I would love to hear the answer if you don't mind sharing.


----------



## Samfujiabq (Jul 3, 2013)

The zero 9 only comes with external routing to save on weight.The cento 1 SR comes with internal so I'm getting that one.Its gonna be my bucket list bike so I want it all my way and I want DI2.


----------



## Rashadabd (Sep 17, 2011)

Samfujiabq said:


> The zero 9 only comes with external routing to save on weight.The cento 1 SR comes with internal so I'm getting that one.Its gonna be my bucket list bike so I want it all my way and I want DI2.
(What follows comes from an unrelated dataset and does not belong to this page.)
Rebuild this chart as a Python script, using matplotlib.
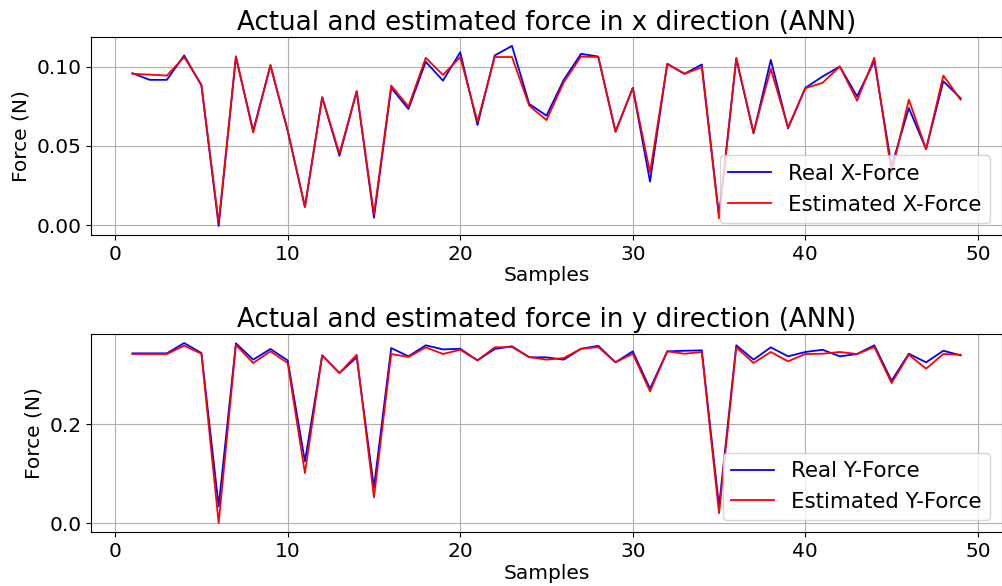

That's too funny, I chose the Cento 1 SR as well for this season. I started out looking for an aero road bike, but found that I liked the Cento 1 SR much more. Team United Healthcare is riding the Cento 1 SR this year and there are some nice pictures of their bikes out on training rides in 
race ready condition on their website or the thread I started over in the Bikes and Frames section of RBR (and then there were three).


----------



## Samfujiabq (Jul 3, 2013)

Rashadabd said:


> That's too funny, I chose the Cento 1 SR as well for this season. I started out looking for an aero road bike, but found that I liked the Cento 1 SR much more. Team United Healthcare is riding the Cento 1 SR this year and there are some nice pictures of their bikes out on training rides in
> race ready condition on their website or the thread I started over in the Bikes and Frames section of RBR (and then there were three).


Cool,I'll check them both out,,and I hope I can ask a few questions along the way with mine,,thanks


----------



## Rashadabd (Sep 17, 2011)

Samfujiabq said:


> Cool,I'll check them both out,,and I hope I can ask a few questions along the way with mine,,thanks


No problem at all, here's some stuff to look at now if you like:

UnitedHealthcare Pro Cycling Team - Follow the Blue Train

Peloton

Wilier Triestina Cento1SR review - BikeRadar

Wilier Cento1 SR 2013 - YouTube


----------



## Rashadabd (Sep 17, 2011)

Rashadabd said:


> No problem at all, here's ome stuff to look at now if you like:
> 
> UnitedHealthcare Pro Cycling Team - Follow the Blue Train
> 
> ...


One more:

Happy New Year from the UHC Pro Cycling Team! - YouTube


----------



## badge118 (Dec 26, 2002)

Rashadabd said:


> That's too funny, I chose the Cento 1 SR as well for this season. I started out looking for an aero road bike, but found that I liked the Cento 1 SR much more. Team United Healthcare is riding the Cento 1 SR this year and there are some nice pictures of their bikes out on training rides in
> race ready condition on their website or the thread I started over in the Bikes and Frames section of RBR (and then there were three).


Call me a old fuddydutty but you will pry my "simple" Cento 1 from my cold dead hands lol.


----------



## Samfujiabq (Jul 3, 2013)

That's great!It makes me more excited about receiving mine,I'm sure I'll be very satisfied after all the reading I've done on all of the Italian bikes.


----------